13.13    Transaction Expenses
Notwithstanding anything to the contrary contained in the Merger Agreement, Sponsor and Delta shall be deemed express third party beneficiaries of Section 10.3(a) of the Merger Agreement.
The following is added as a new Section 13.14 the Sponsor Side Letter:
13.14    Consent to Action.
Pursuant to Section 8.2 of the Merger Agreement, Delta and Ultra hereby consent to the payment by or on behalf of Kodiak or one of its Subsidiaries (as defined in the Merger Agreement) to Eric Hess of a one-time cash bonus in the amount of $750,000 in connection with the Closing.
2.Representations and Warranties. Ultra represents and warrants that the Ultra Board of Directors has unanimously adopted resolutions authorizing and approving the execution, delivery and performance of this Agreement and the transactions contemplated hereby (including for purposes of Section 78.070(8) of the Nevada Revised Statutes).
3.Integration with the Sponsor Side Letter. This Agreement shall be considered as an amendment to the Sponsor Side Letter and shall form a part thereof, and the provisions of the Sponsor Side Letter as hereby amended are hereby ratified and confirmed in all respects. The Sponsor Side Letter, as amended by this Agreement, shall remain in full force and effect. Section 13.4 of the Sponsor Side Letter shall apply mutatis mutandis to this Agreement as if references to the Sponsor Side Letter were references to this Agreement.
4.No Waiver. Neither the provisions of this Agreement, nor any communications or actions of or between the parties prior to the execution hereof, other than any waivers granted in compliance with the Sponsor Side Letter, is or shall be construed as a waiver by any party of compliance by any other party with any term or condition contained in the Sponsor Side Letter.  The parties reserve all rights, privileges and remedies under the Sponsor Side Letter prior to the execution hereof.
5.Counterparts. This Agreement may be executed in separate counterparts (including by means of facsimile or electronic transmission in portable document format), each of which shall be an original and all of which taken together shall constitute one and the same Agreement.
6.Electronic Delivery.
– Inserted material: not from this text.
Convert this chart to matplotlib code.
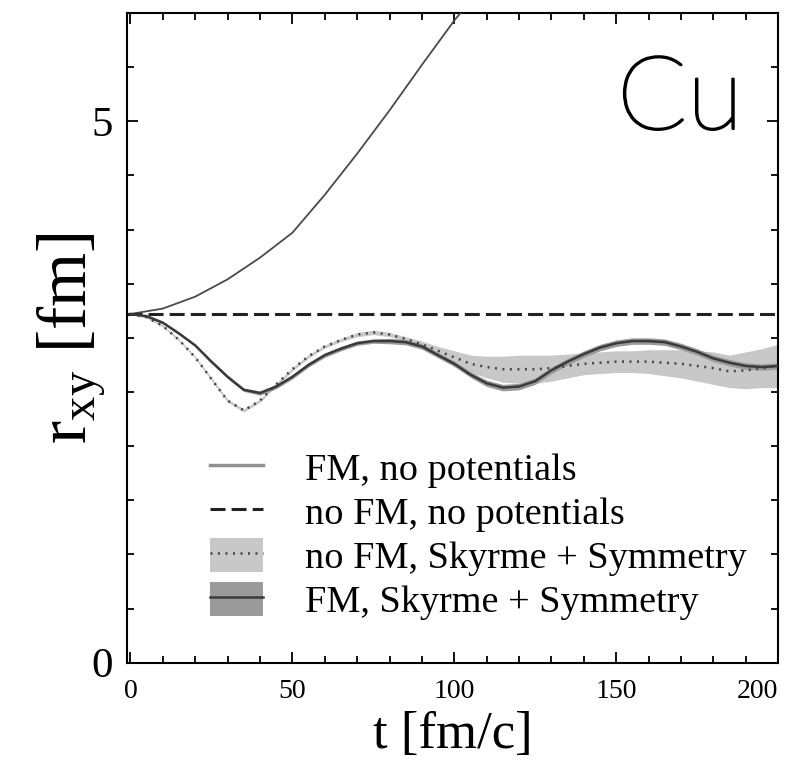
#!/usr/bin/env python3
"""r_xy vs t for Cu: FM / no FM, with and without potentials."""
import numpy as np
import matplotlib
matplotlib.use('Agg')
import matplotlib.pyplot as plt
import matplotlib.patheffects as pe
from matplotlib.lines import Line2D
from matplotlib.patches import Patch
from matplotlib.ticker import MultipleLocator

matplotlib.rcParams.update({
    'font.family': 'serif',
    'font.serif': ['Liberation Serif', 'DejaVu Serif'],
    'mathtext.fontset': 'custom',
    'mathtext.rm': 'Liberation Serif',
    'mathtext.it': 'Liberation Serif:italic',
    'axes.linewidth': 1.5,
})

# free expansion, FM, no potentials (leaves the frame at the top)
T_FREE = [0, 10, 20, 30, 40, 50, 60, 70, 80, 90, 100, 106]
R_FREE = [3.22, 3.27, 3.38, 3.54, 3.74, 3.97, 4.32, 4.70, 5.10, 5.52, 5.93, 6.15]

# no FM, no potentials
R_NOFM_FREE = 3.22

T = [0, 5, 10, 15, 20, 25, 30, 35, 40, 45, 50, 55, 60, 65, 70, 75, 80, 85, 90, 95,
     100, 105, 110, 115, 120, 125, 130, 135, 140, 145, 150, 155, 160, 165, 170, 175,
     180, 185, 190, 195, 200]

# FM, Skyrme + Symmetry
R_FM_SKY = [3.22, 3.20, 3.14, 3.04, 2.93, 2.78, 2.64, 2.52, 2.49, 2.55, 2.64, 2.75,
            2.84, 2.90, 2.95, 2.97, 2.97, 2.96, 2.92, 2.84, 2.76, 2.66, 2.58, 2.54,
            2.55, 2.60, 2.70, 2.78, 2.85, 2.91, 2.95, 2.97, 2.97, 2.96, 2.92, 2.87,
            2.81, 2.77, 2.74, 2.73, 2.74]
ERR_FM_SKY = [0.0, 0.01, 0.01, 0.01, 0.01, 0.015, 0.015, 0.015, 0.02, 0.02, 0.02, 0.02,
              0.02, 0.02, 0.02, 0.02, 0.025, 0.025, 0.025, 0.025, 0.025, 0.025, 0.03,
              0.03, 0.03, 0.03, 0.03, 0.03, 0.03, 0.03, 0.03, 0.03, 0.03, 0.03, 0.03,
              0.03, 0.03, 0.03, 0.03, 0.03, 0.03]

# no FM, Skyrme + Symmetry
R_NOFM_SKY = [3.22, 3.19, 3.11, 2.98, 2.82, 2.62, 2.42, 2.33, 2.42, 2.57, 2.71, 2.83,
              2.92, 2.98, 3.03, 3.05, 3.03, 2.99, 2.94, 2.88, 2.82, 2.76, 2.73, 2.71,
              2.71, 2.71, 2.72, 2.74, 2.76, 2.77, 2.78, 2.78, 2.78, 2.77, 2.76, 2.74,
              2.72, 2.69, 2.70, 2.72, 2.74]
ERR_NOFM_SKY = [0.0, 0.01, 0.01, 0.01, 0.01, 0.015, 0.015, 0.015, 0.015, 0.015, 0.015,
                0.015, 0.015, 0.015, 0.02, 0.02, 0.02, 0.02, 0.03, 0.04, 0.06, 0.08,
                0.10, 0.12, 0.13, 0.13, 0.12, 0.11, 0.10, 0.10, 0.10, 0.10, 0.11, 0.12,
                0.13, 0.14, 0.15, 0.15, 0.17, 0.18, 0.20]

X_TICKS = [0, 50, 100, 150, 200]
LABELS = ['FM, no potentials', 'no FM, no potentials',
          'no FM, Skyrme + Symmetry', 'FM, Skyrme + Symmetry']


def main():
    t = np.array(T)
    fm, efm = np.array(R_FM_SKY), np.array(ERR_FM_SKY)
    nf, enf = np.array(R_NOFM_SKY), np.array(ERR_NOFM_SKY)

    fig = plt.figure(figsize=(7.9, 7.6), dpi=100)
    ax = fig.add_axes([0.161, 0.128, 0.824, 0.855])

    ax.fill_between(t, nf - enf, nf + enf, color='#c8c8c8', lw=0, zorder=1)
    ax.fill_between(t, fm - efm, fm + efm, color='#9a9a9a', lw=0, zorder=2)

    ax.plot(T_FREE, R_FREE, color='#4a4a4a', lw=1.3, zorder=3)
    l_dash = ax.axhline(R_NOFM_FREE, color='#222222', lw=2.2,
                        linestyle=(0, (4.9, 2.0)), zorder=3)
    l_dot, = ax.plot(t, nf, color='#444444', lw=1.8, linestyle=(0, (0.8, 2.2)), zorder=4)
    l_fm, = ax.plot(t, fm, color='#3a3a3a', lw=1.8, zorder=5)

    ax.set_xticks(X_TICKS, [str(v) for v in X_TICKS])
    ax.set_xlim(-1, 200)
    ax.set_ylim(0, 6)
    ax.xaxis.set_minor_locator(MultipleLocator(10))
    ax.yaxis.set_major_locator(MultipleLocator(5))
    ax.yaxis.set_minor_locator(MultipleLocator(0.5))
    ax.tick_params(which='both', direction='in', top=True, right=True, width=1.3)
    ax.tick_params(which='major', length=8)
    ax.tick_params(which='minor', length=5)
    ax.tick_params(axis='x', labelsize=20, pad=12)
    ax.tick_params(axis='y', labelsize=31, pad=10)
    # keep the last x label inside the picture
    ax.xaxis.get_major_ticks()[-1].label1.set_horizontalalignment('right')

    ax.set_xlabel('t [fm/c]', fontsize=38, labelpad=5)
    ax.set_ylabel(r'r$_{\mathrm{xy}}$ [fm]', fontsize=50, labelpad=-12)

    ax.text(0.946, 0.864, 'Cu', transform=ax.transAxes, ha='right', va='center',
            fontsize=74, family=['Lato', 'Liberation Sans'], fontweight='light',
            path_effects=[pe.withStroke(linewidth=1.6, foreground='black')])

    h_free = Line2D([], [], color='#909090', lw=2.5)
    p_nf = Patch(facecolor='#c8c8c8', edgecolor='none')
    p_fm = Patch(facecolor='#9a9a9a', edgecolor='none')
    ax.legend([h_free, l_dash, (p_nf, l_dot), (p_fm, l_fm)], LABELS,
              loc='upper left', bbox_to_anchor=(0.127, 0.327), frameon=False,
              fontsize=27.5, handlelength=1.4, handleheight=1.0, handletextpad=1.1,
              labelspacing=0.15, borderaxespad=0, borderpad=0)

    fig.savefig('out.png', dpi=100)
    plt.close(fig)


if __name__ == '__main__':
    main()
This Agreement and any signed agreement or instrument entered into in connection herewith or contemplated hereby, and any amendments hereto or thereto, to the extent signed and delivered by means of a facsimile machine or electronic mail, shall be treated in all manner and respects as an original agreement or instrument and shall be considered to have the same binding legal effect as if it were the original signed version thereof delivered in person. At the request of any Party hereto or to any such agreement or instrument, each other Party hereto or thereto shall re-execute original forms thereof and deliver them to all other Parties. No Party hereto or to any such agreement or instrument shall raise the use of a facsimile machine or electronic mail to deliver a signature or the fact that any signature or agreement or instrument was transmitted or communicated through the use of a facsimile machine or electronic mail as a defense to the formation or enforceability of a contract and each such Party forever waives any such defense.
[Signature Pages to Follow]





IN WITNESS WHEREOF, the Parties hereto have caused this Agreement to be signed by their respective officers thereunto duly authorized, as of the date first written above.

Very truly yours,

PERSPECTA INC.

By: /s/ William L. Deckelman, Jr.    
Name: William L. Deckelman, Jr.
Title: Vice President and Secretary



VERITAS CAPITAL FUND MANAGEMENT, L.L.C.

By: /s/ Ramzi M. Musallam        
Name: Ramzi M. Musallam
Title: Authorized Signatory



THE SI ORGANIZATION HOLDINGS LLC

By: /s/ Ramzi M. Musallam        
Name: Ramzi M. Musallam
Title: Authorized Signatory



KGS HOLDING LLC

By: /s/ Ramzi M. Musallam        
Name: Ramzi M. Musallam
Title: Authorized Signatory


[Signature Page to Amendment to Sponsor Side Letter]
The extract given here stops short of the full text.